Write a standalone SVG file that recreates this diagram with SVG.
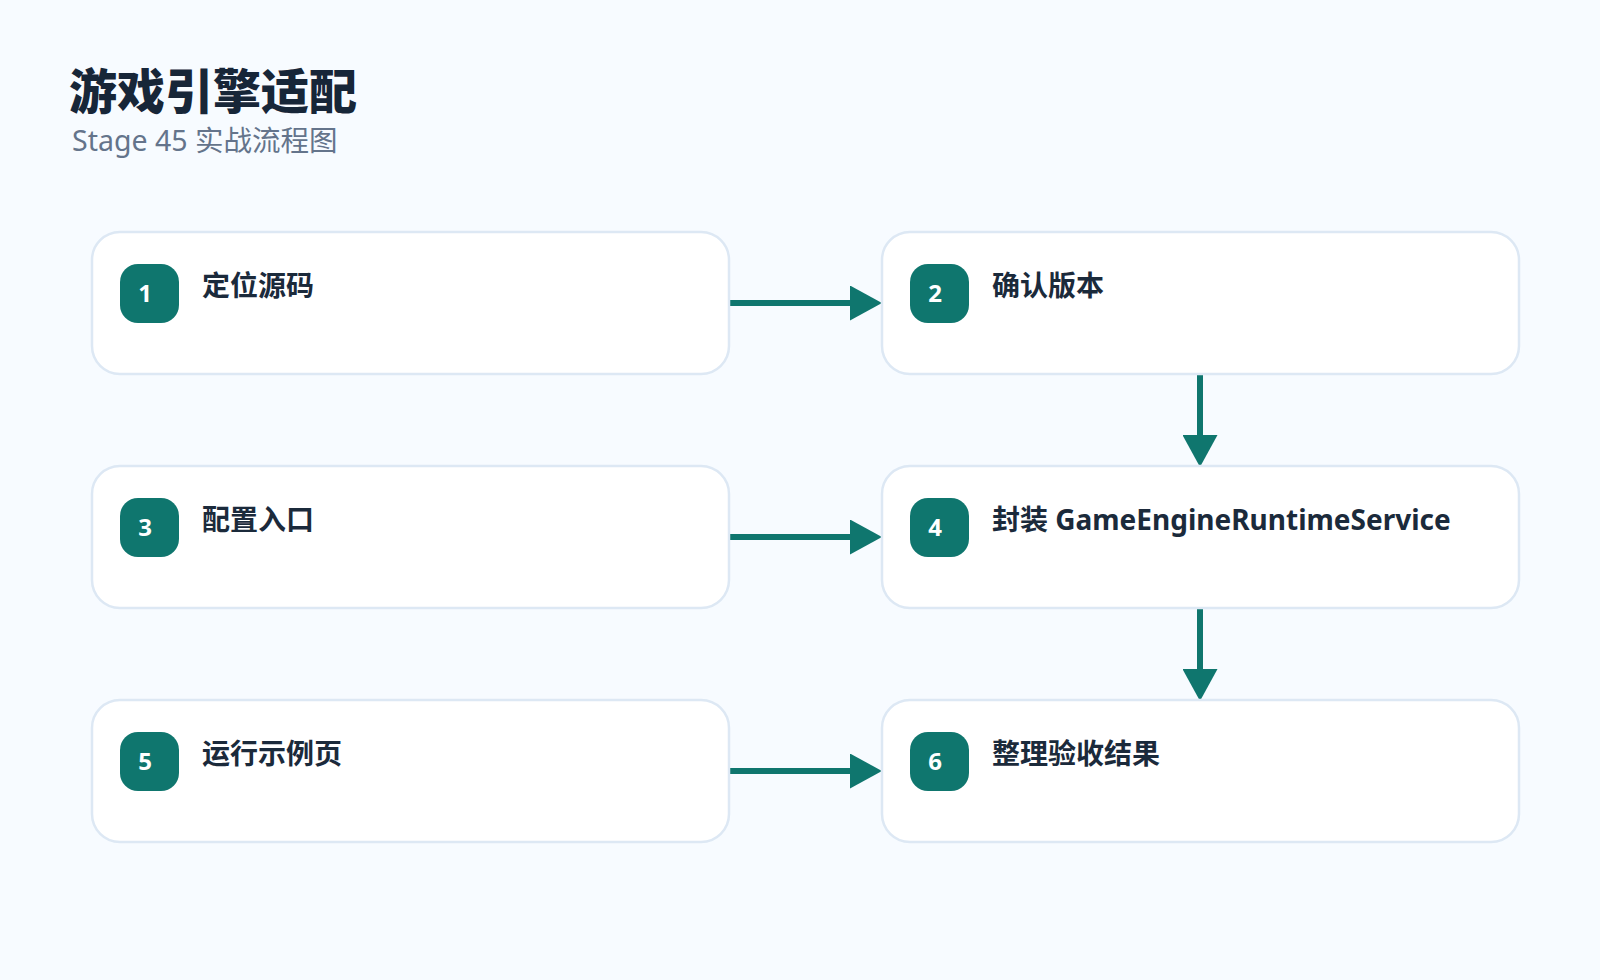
<svg xmlns="http://www.w3.org/2000/svg" width="1600" height="980" viewBox="0 0 1600 980">
<defs>
<style>
.bg{fill:#f7fbff}
.box{fill:#ffffff;stroke:#dde8f4;stroke-width:2.5}
.badge{fill:#0f766e}
.num{font-family:"Noto Sans","Noto Sans CJK SC",sans-serif;font-weight:700;font-size:24px;fill:#ffffff;text-anchor:middle}
.lbl{font-family:"Noto Sans","Noto Sans CJK SC",sans-serif;font-weight:700;font-size:28px;fill:#1b2a3b}
.title{font-family:"Noto Sans CJK SC",sans-serif;font-weight:900;font-size:48px;fill:#172638}
.sub{font-family:"Noto Sans","Noto Sans CJK SC",sans-serif;font-weight:400;font-size:28.5px;fill:#64748b}
.edge{stroke:#0f766e;stroke-width:6;fill:none}
.head{fill:#0f766e}
</style>
<marker id="arr" viewBox="0 0 32 35" refX="0" refY="17.5" markerWidth="32" markerHeight="35" markerUnits="userSpaceOnUse" orient="auto">
<path d="M0,0 L32,17.5 L0,35 Z" class="head"/>
</marker>
</defs>
<rect class="bg" x="0" y="0" width="1600" height="980"/>
<g id="header">
<text class="title" x="69" y="109">游戏引擎适配</text>
<text class="sub" x="72" y="151">Stage 45 实战流程图</text>
</g>
<g id="connectors">
<line class="edge" x1="729" y1="303" x2="850" y2="303" marker-end="url(#arr)"/>
<line class="edge" x1="729" y1="537" x2="850" y2="537" marker-end="url(#arr)"/>
<line class="edge" x1="729" y1="771" x2="850" y2="771" marker-end="url(#arr)"/>
<line class="edge" x1="1200" y1="374" x2="1200" y2="435" marker-end="url(#arr)"/>
<line class="edge" x1="1200" y1="608" x2="1200" y2="669" marker-end="url(#arr)"/>
</g>
<g id="node1">
<rect class="box" x="92" y="232" width="637" height="142" rx="28"/>
<rect class="badge" x="120" y="264" width="59" height="59" rx="18"/>
<text class="num" x="145" y="302">1</text>
<text class="lbl" x="202" y="296">定位源码</text>
</g>
<g id="node2">
<rect class="box" x="882" y="232" width="637" height="142" rx="28"/>
<rect class="badge" x="910" y="264" width="59" height="59" rx="18"/>
<text class="num" x="935" y="302">2</text>
<text class="lbl" x="992" y="296">确认版本</text>
</g>
<g id="node3">
<rect class="box" x="92" y="466" width="637" height="142" rx="28"/>
<rect class="badge" x="120" y="498" width="59" height="59" rx="18"/>
<text class="num" x="145" y="536">3</text>
<text class="lbl" x="202" y="530">配置入口</text>
</g>
<g id="node4">
<rect class="box" x="882" y="466" width="637" height="142" rx="28"/>
<rect class="badge" x="910" y="498" width="59" height="59" rx="18"/>
<text class="num" x="935" y="536">4</text>
<text class="lbl" x="992" y="530">封装 GameEngineRuntimeService</text>
</g>
<g id="node5">
<rect class="box" x="92" y="700" width="637" height="142" rx="28"/>
<rect class="badge" x="120" y="732" width="59" height="59" rx="18"/>
<text class="num" x="145" y="770">5</text>
<text class="lbl" x="202" y="764">运行示例页</text>
</g>
<g id="node6">
<rect class="box" x="882" y="700" width="637" height="142" rx="28"/>
<rect class="badge" x="910" y="732" width="59" height="59" rx="18"/>
<text class="num" x="935" y="770">6</text>
<text class="lbl" x="992" y="764">整理验收结果</text>
</g>
</svg>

• [Required task]
Omit the pictures and output all of the other material exactly.

• [Solved exercise]
Write a standalone SVG file that recreates this diagram with SVG.
<svg xmlns="http://www.w3.org/2000/svg" width="1600" height="980" viewBox="0 0 1600 980">
<defs>
<style>
.bg{fill:#f7fbff}
.box{fill:#ffffff;stroke:#dde8f4;stroke-width:2.5}
.badge{fill:#0f766e}
.num{font-family:"Noto Sans","Noto Sans CJK SC",sans-serif;font-weight:700;font-size:24px;fill:#ffffff;text-anchor:middle}
.lbl{font-family:"Noto Sans","Noto Sans CJK SC",sans-serif;font-weight:700;font-size:28px;fill:#1b2a3b}
.title{font-family:"Noto Sans CJK SC",sans-serif;font-weight:900;font-size:48px;fill:#172638}
.sub{font-family:"Noto Sans","Noto Sans CJK SC",sans-serif;font-weight:400;font-size:28.5px;fill:#64748b}
.edge{stroke:#0f766e;stroke-width:6;fill:none}
.head{fill:#0f766e}
</style>
<marker id="arr" viewBox="0 0 32 35" refX="0" refY="17.5" markerWidth="32" markerHeight="35" markerUnits="userSpaceOnUse" orient="auto">
<path d="M0,0 L32,17.5 L0,35 Z" class="head"/>
</marker>
</defs>
<rect class="bg" x="0" y="0" width="1600" height="980"/>
<g id="header">
<text class="title" x="69" y="109">游戏引擎适配</text>
<text class="sub" x="72" y="151">Stage 45 实战流程图</text>
</g>
<g id="connectors">
<line class="edge" x1="729" y1="303" x2="850" y2="303" marker-end="url(#arr)"/>
<line class="edge" x1="729" y1="537" x2="850" y2="537" marker-end="url(#arr)"/>
<line class="edge" x1="729" y1="771" x2="850" y2="771" marker-end="url(#arr)"/>
<line class="edge" x1="1200" y1="374" x2="1200" y2="435" marker-end="url(#arr)"/>
<line class="edge" x1="1200" y1="608" x2="1200" y2="669" marker-end="url(#arr)"/>
</g>
<g id="node1">
<rect class="box" x="92" y="232" width="637" height="142" rx="28"/>
<rect class="badge" x="120" y="264" width="59" height="59" rx="18"/>
<text class="num" x="145" y="302">1</text>
<text class="lbl" x="202" y="296">定位源码</text>
</g>
<g id="node2">
<rect class="box" x="882" y="232" width="637" height="142" rx="28"/>
<rect class="badge" x="910" y="264" width="59" height="59" rx="18"/>
<text class="num" x="935" y="302">2</text>
<text class="lbl" x="992" y="296">确认版本</text>
</g>
<g id="node3">
<rect class="box" x="92" y="466" width="637" height="142" rx="28"/>
<rect class="badge" x="120" y="498" width="59" height="59" rx="18"/>
<text class="num" x="145" y="536">3</text>
<text class="lbl" x="202" y="530">配置入口</text>
</g>
<g id="node4">
<rect class="box" x="882" y="466" width="637" height="142" rx="28"/>
<rect class="badge" x="910" y="498" width="59" height="59" rx="18"/>
<text class="num" x="935" y="536">4</text>
<text class="lbl" x="992" y="530">封装 GameEngineRuntimeService</text>
</g>
<g id="node5">
<rect class="box" x="92" y="700" width="637" height="142" rx="28"/>
<rect class="badge" x="120" y="732" width="59" height="59" rx="18"/>
<text class="num" x="145" y="770">5</text>
<text class="lbl" x="202" y="764">运行示例页</text>
</g>
<g id="node6">
<rect class="box" x="882" y="700" width="637" height="142" rx="28"/>
<rect class="badge" x="910" y="732" width="59" height="59" rx="18"/>
<text class="num" x="935" y="770">6</text>
<text class="lbl" x="992" y="764">整理验收结果</text>
</g>
</svg>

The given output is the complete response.